Me voilà figé depuis plusieurs secondes, le regard perdu dans le lointain, sans comprendre réellement ce dont il est question. Peut-être que je ne voulais simplement pas et puis, les paroles de Braith me reviennent en tête. Si elle avait opté pour le contraire de ce qu'elle pense par le passé, est-ce que c'était possible ici aussi ? Une étrange amertume s'insinue de nouveau, crispant mes traits et serrant mes mâchoires.
❝ C'est vraiment ce que tu veux ? ❞
Un souffle légèrement sec, sans réellement le vouloir. Mon sentiment était davantage à l'étonnement, mais ça serait difficile à percevoir. Cependant, l'intention était sincère, je ne voulais pas m'aventurer à répondre avant d'être sûr de la sienne. Mais... Au fait, pourquoi avais-je autant besoin d'en être certain ? :copyright: 2981 12289 0
Le ton emprunté par le milicien la blessa, mais sa question était légitime. Le voulait-elle vraiment ? La réponse était plus grise que limpide. La jeune femme avait soufflé le chaud et le froid, et comprenait donc la réticence du jeune homme. Oui, Revna souhaitait comprendre cette étrange sensation l'assaillant à chaque fois qu'elle percevait l'éclat émeraude vrillant en les iris de Jade. Non, elle n'acceptait pas la fragilité qu'un tel rapprochement entraînerait fatalement. Se couper des autres avait depuis si longtemps été un impératif de survie qu'elle ignorait seulement si elle serait capable de s'ouvrir pleinement à la présence d'autrui.

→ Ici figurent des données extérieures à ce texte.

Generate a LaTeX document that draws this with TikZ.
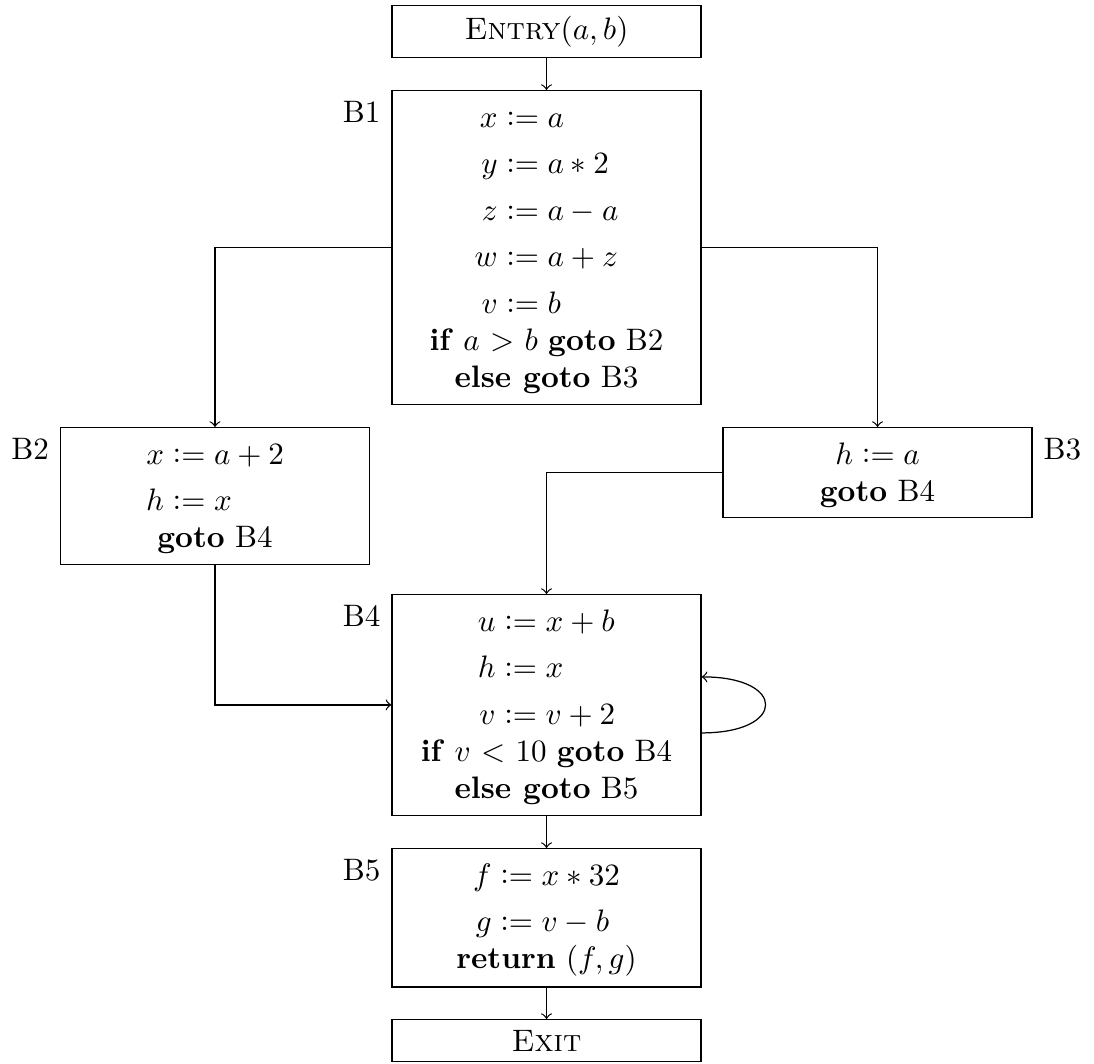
\documentclass[tikz,border=0pt]{standalone}
\usepackage{mathtools}
\usetikzlibrary{calc}
\tikzset{
  blk/.style={draw, minimum width=3.5cm, align=center, inner sep=3.33pt, anchor=north},
  blklbl/.style={inner sep=3.33pt},
  flow/.style={->},
}
\newcommand\asgtab[1]{\begin{tabular}[b]{@{}r@{}l@{}}#1\end{tabular}}
\newcommand\asgn{\mathrel{\vcentcolon}=}
\begin{document}
\begin{tikzpicture}[x=0.3222pt, y=-0.3222pt]
\useasboundingbox (0,0) rectangle (1094,1063);

\node[blk] (Entry) at (546.5,5) {\textsc{Entry}$(a,b)$};

\node[blk] (B1) at (546.5,90) {\asgtab{$x$ & ${}\asgn a$\\[3pt]
  $y$ & ${}\asgn a*2$\\[3pt]
  $z$ & ${}\asgn a-a$\\[3pt]
  $w$ & ${}\asgn a+z$\\[3pt]
  $v$ & ${}\asgn b$}\\
  \textbf{if} $a$ $>$ $b$ \textbf{goto} B2\\
  \textbf{else goto} B3};

\node[blk] (B2) at (215,427) {\asgtab{$x$ & ${}\asgn a+2$\\[3pt]
  $h$ & ${}\asgn x$}\\
  \textbf{goto} B4};

\node[blk] (B3) at (877.5,427) {\asgtab{$h$ & ${}\asgn a$}\\
  \textbf{goto} B4};

\node[blk] (B4) at (546.5,594) {\asgtab{$u$ & ${}\asgn x+b$\\[3pt]
  $h$ & ${}\asgn x$\\[3pt]
  $v$ & ${}\asgn v+2$}\\
  \textbf{if} $v$ $<$ $10$ \textbf{goto} B4\\
  \textbf{else goto} B5};

\node[blk] (B5) at (546.5,848) {\asgtab{$f$ & ${}\asgn x*32$\\[3pt]
  $g$ & ${}\asgn v-b$}\\
  \textbf{return} $(f,g)$};

\node[blk] (Exit) at (546.5,1019) {\textsc{Exit}};

\node[blklbl, anchor=north east] (L1) at (B1.north west) {B1};
\node[blklbl, anchor=north east] (L2) at (B2.north west) {B2};
\node[blklbl, anchor=north west] (L3) at (B3.north east) {B3};
\node[blklbl, anchor=north east] (L4) at (B4.north west) {B4};
\node[blklbl, anchor=north east] (L5) at (B5.north west) {B5};

\draw[flow] (Entry) -- (B1);
\draw[flow] (B1.west) -| (B2.north);
\draw[flow] (B1.east) -| (B3.north);
\draw[flow] (B2.south) |- (B4.west);
\draw[flow] (B3.west) -| (B4.north);
\coordinate (LoopOut) at ($(B4.east)+(0,28)$);
\coordinate (LoopIn) at ($(B4.east)+(0,-28)$);
\draw[flow] (LoopOut) .. controls +(85,0) and +(85,0) .. (LoopIn);
\draw[flow] (B4) -- (B5);
\draw[flow] (B5) -- (Exit);
\end{tikzpicture}
\end{document}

Elle se sentait néanmoins prête à essayer. Toutefois, cela ne semblait pas être le cas du principal intéressé, qui semblait avoir été si choqué par sa proposition qu'il en avait oublié de marcher.
"Oui" .
Son ton serein ne reflétait pas son hésitation intérieure. Comme toujours, Revna était une formidable menteuse. Comment créer des liens avec quiconque alors que ce talent était la pierre angulaire de sa personne ? "Se revoir" ? Mais quelle idiote elle était, comme si elle pouvait changer en un claquement de doigts et devenir digne de fréquenter qui que ce soit. L'empoisonneuse sentit la panique monter en elle et s'empressa d'enchaîner :
"Je comprends que cela ne soit pas réciproque, avec tout ce que je t'ai fait subir. Oublie ce que j'ai dit."
Les mots avaient glissés trop vite sur sa langue, et en étaient devenus difficilement compréhensibles. Mortifiée par son incapacité à gérer la situation, Revna aurait souhaité se cacher dans un trou de souris. Elle se contenta d'afficher un sourire crispé pour garder bonne figure malgré l'humiliation latente de cette conversation. Pourquoi les Dieux se déchaînaient-ils pour fouler son honneur du pied ces derniers temps ?
Retour en fanfare La voix qui anime sa réponse me parait certaine de ce qu'elle avance. Je ne pourrais nier qu'une sensation de légèreté m'avait cueillis à son écoute. Pourtant pas suffisante pour que je lui réponde à mon tour. En réalité, je ne savais trop quoi faire de cette information. Elle voulait qu'on se revoit, d'accord. Je suppose que c'était réciproque, du moins, je n'avais ressentis aucune envie de lui refuser mais... C'était troublant, un peu flou et je n'arrivais pas à imaginer les pourtours de ce que ça supposait. Comme une image lointaine trop étrangère pour savoir la détailler.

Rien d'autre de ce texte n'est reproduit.